For 2009 the International Monetary Fund (IMF, World Economic Outlook, April 2009) has revised its previous forecasts. The Fund currently expects a decline of 1.3% in global gross domestic product and thus the most comprehensive recession since the end of the Second World War. Experts consider a substantial recovery in the second half of the year to be unlikely. Rather, they expect a continued – albeit in some cases slower – contraction of the world economy for the remainder of the year and presume that economic activity will pick up relatively moderately in 2010. For the US, the losses in the value of financial and property assets and the uncertain perspectives in the labour market are expected to result in further declines in private household spending. This development is also forecast for the Eurozone; however, recessionary tendencies may slow down somewhat in the second half of the year in this region. In the light of the persistently weak demand in the industrialised countries, the economy is not expected to pick up in the emerging countries in the next few months, either.
Tourism
The UNWTO (World Tourism Barometer, January 2009) expects the tourism market to stagnate or decline by up to 2% for the overall year 2009. The forecast may have to be further revised downward if the current recessionary tendencies should aggravate.

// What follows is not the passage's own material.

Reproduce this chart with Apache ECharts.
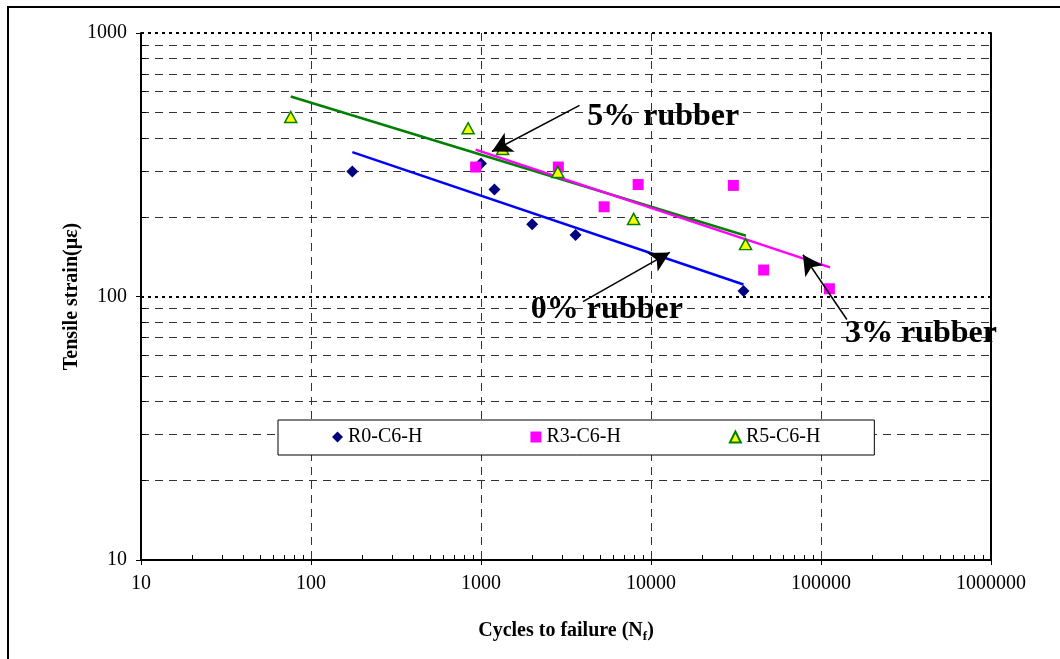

In the first quarter of 2009, the persistently difficult economic environment in TUI Travel’s volume business resulted in weaker incoming bookings, as expected. Booked turnover in TUI Travel’s Mainstream business decreased 5% year-on-year in the winter season, with customer volumes down 14% year-on-year on 16% less capacity. For the summer season, booked turnover is 13% and customer volumes 15% down year-on-year. At the same time, TUI Travel has reduced its capacity for the 2009 summer season by 14%. This active capacity management has proven its worth in the year to date. Restrictive capacity management secured load factors and sound pricing in the winter season. For the forthcoming summer season, TUI Travel also expects to be able to achieve the planned pricing and load factor targets in an overall declining market. While adverse earnings effects were recorded in the first quarter of 2009 due to external factors impacting the travel market in individual destinations, the business performance in the rest of the year will benefit from the sustainable synergies from the integration of tourism activities. Following a further upgrade in the first quarter of 2009, these synergies will account for 200m British pounds in the final phase.
TUI Hotels & Resorts continues to expect stable earnings year-on-year for the current financial year. It remains to be seen whether the current softening of bookings for Mexico caused by the ‘swine flu’ will have a lasting effect.

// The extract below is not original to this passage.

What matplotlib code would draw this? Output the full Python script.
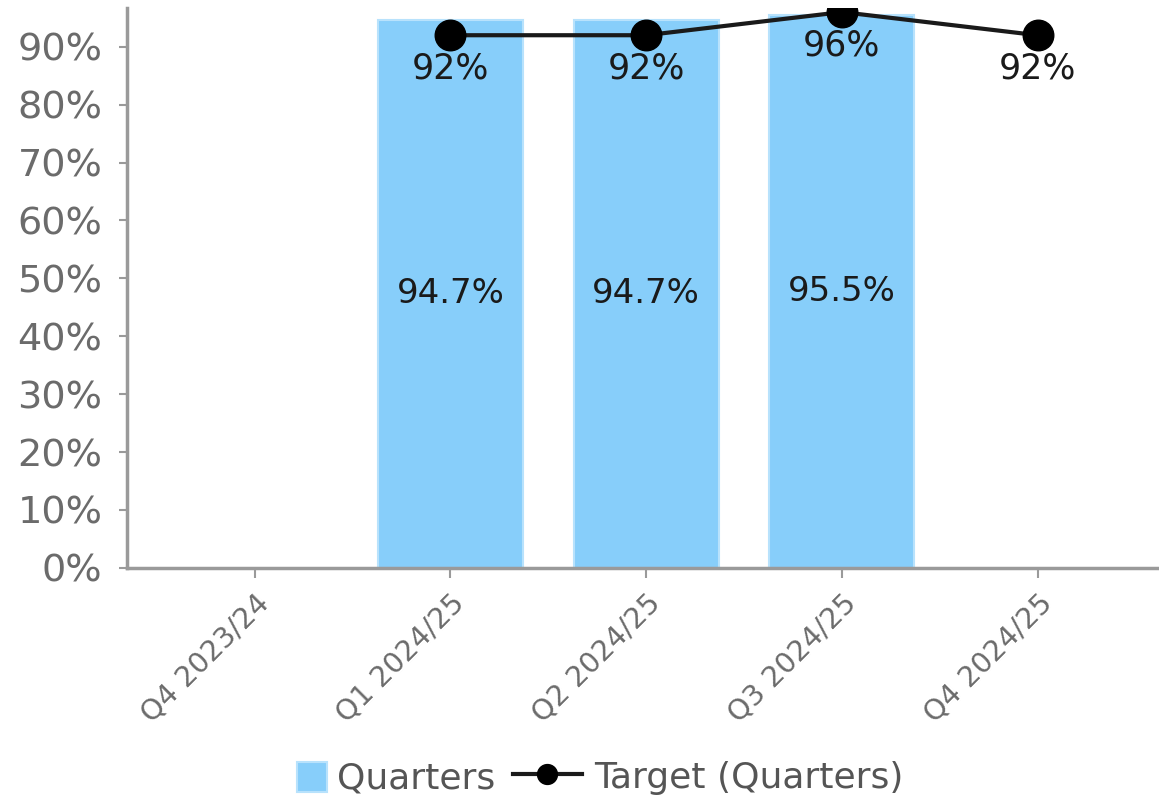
import numpy as np
import matplotlib
matplotlib.use("Agg")
import matplotlib.pyplot as plt
from matplotlib.transforms import ScaledTranslation
from matplotlib.patches import Rectangle
from matplotlib.legend_handler import HandlerPatch

# ==============================
# DATA
# ==============================

quarters = ["Q4 2023/24", "Q1 2024/25", "Q2 2024/25", "Q3 2024/25", "Q4 2024/25"]
actual = [np.nan, 94.7, 94.7, 95.5, np.nan]
target = [np.nan, 92, 92, 96, 92]

bar_color = "#87CEFA"
grey = "#6b6b6b"

# ==============================
# FIGURE
# ==============================

fig = plt.figure(figsize=(11.59, 8.02), dpi=100)
ax = fig.add_axes([0.110, 0.292, 0.890, 0.698])

x = np.arange(len(quarters))

bars = ax.bar(x, actual, width=0.74, color=bar_color, edgecolor="#b8e2fc",
              linewidth=1.5, label="Quarters", zorder=2)
line, = ax.plot(x, target, color="#1a1a1a", linewidth=3, marker="o",
                markersize=22, markerfacecolor="black",
                markeredgecolor="black", label="Target (Quarters)", zorder=3)

# bar labels in the middle of each bar
for xi, v in zip(x, actual):
    if not np.isnan(v):
        ax.text(xi, v / 2, f"{v:.1f}%", ha="center", va="center",
                fontsize=24.5, color="#1a1a1a", zorder=4)

# target labels under the markers
for xi, v in zip(x, target):
    if not np.isnan(v):
        ax.annotate(f"{v:.0f}%", (xi, v), xytext=(0, -24),
                    textcoords="offset points", ha="center", va="center",
                    fontsize=25, color="#1a1a1a", zorder=4)

# ==============================
# AXES STYLE
# ==============================

ax.set_xlim(-0.65, 4.62)
ax.set_ylim(0, 96.7)
ax.set_yticks(np.arange(0, 100, 10))
ax.set_yticklabels([f"{t}%" for t in range(0, 100, 10)])
ax.set_xticks(x)
ax.set_xticklabels(quarters, rotation=45, ha="right", rotation_mode="anchor")

shift = ScaledTranslation(0.20, -0.02, fig.dpi_scale_trans)
for lbl in ax.get_xticklabels():
    lbl.set_transform(lbl.get_transform() + shift)

for side in ["top", "right"]:
    ax.spines[side].set_visible(False)
for side in ["left", "bottom"]:
    ax.spines[side].set_color("#9a9a9a")
    ax.spines[side].set_linewidth(2.5)

ax.tick_params(axis="y", colors="#9a9a9a", labelcolor=grey, labelsize=27.5,
               length=6, width=1.5, pad=12)
ax.tick_params(axis="x", colors="#9a9a9a", labelcolor=grey, labelsize=20.5,
               length=7, width=1.5, pad=8)

# ==============================
# LEGEND
# ==============================

def square_patch(legend, orig_handle, xdescent, ydescent, width, height, fontsize):
    side = height * 0.92
    return Rectangle((width - side + 2, -ydescent), side, side)

fig.legend([bars[1], line], ["Quarters", "Target (Quarters)"],
           loc="lower center", bbox_to_anchor=(0.5, -0.032), ncol=2,
           frameon=False, fontsize=26, labelcolor="#555555",
           handlelength=1.9, handleheight=1.0, handletextpad=0.35,
           columnspacing=0.5, markerscale=0.65,
           handler_map={Rectangle: HandlerPatch(patch_func=square_patch)})
leg = fig.legends[0]
leg.legend_handles[1].set_linewidth(3)

fig.savefig("out.png", dpi=100)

Due to the start-up costs for TUI Cruises to be expected for financial year 2009, earnings by cruise activities continue to be expected to fall considerably short of the previous year’s level.
Based on the current earnings estimates for TUI Travel, TUI Hotels & Resorts and Cruises, the TUI Group expects tourism, its core business, to continue to post a stable development of operating earnings. The planned capacity cuts are expected to help avoid a margin risk for the summer business.
Discontinued operation
Concerning the global demand for container transportation, the IHS Global Insight research institute has adjusted its forecast from previous year downward and currently expects a decline of 3% (IHS Global Insight, March 2009). Here, too, a further deterioration of earnings cannot be ruled out in the light of the current negative economic forecasts.

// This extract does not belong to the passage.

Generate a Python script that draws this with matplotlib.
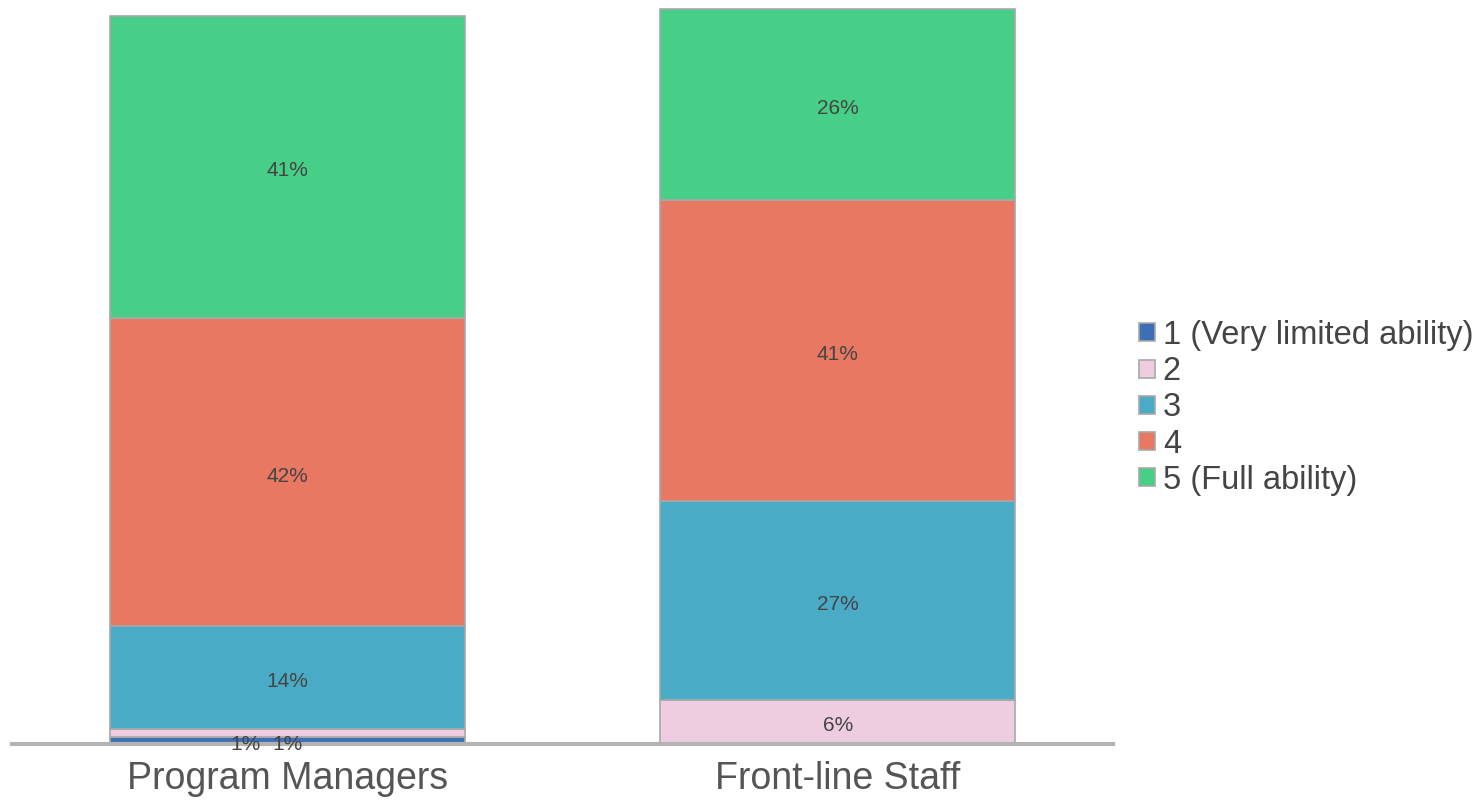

Hapag-Lloyd recorded a first quarter, which fell short of expectations and continues to expect a considerable decline in earnings year-on-year due to lower volumes and a fall in average freight rates. The share of results of joint ventures and associates to be included in the consolidated financial statements as from April 2009 following the completion of the sale of the container shipping will therefore be negative.
Continuing operations/Group
Overall, the Executive Board expects earnings by the TUI Group’s continuing operations (tourism and all central operations) to decline in financial year 2009 as a result of the reduced business volume in tourism and the persistent weakness of the exchange rate of the British pound.
In the light of the expected negative at equity profit contributions by container shipping, going hand in hand with a stable development of tourism, underlying earnings by the TUI Group for 2009 are expected to fall below the level generated in the completed financial year 2008. Further adverse effects on the development of earnings may arise from the repercussions of the current financial and real market crisis on operative business.
Reported consolidated earnings will be positive in 2009 due to the decrease in integration expenses in tourism and the gains on disposal from the sale of container shipping and will improve significantly year-on-year.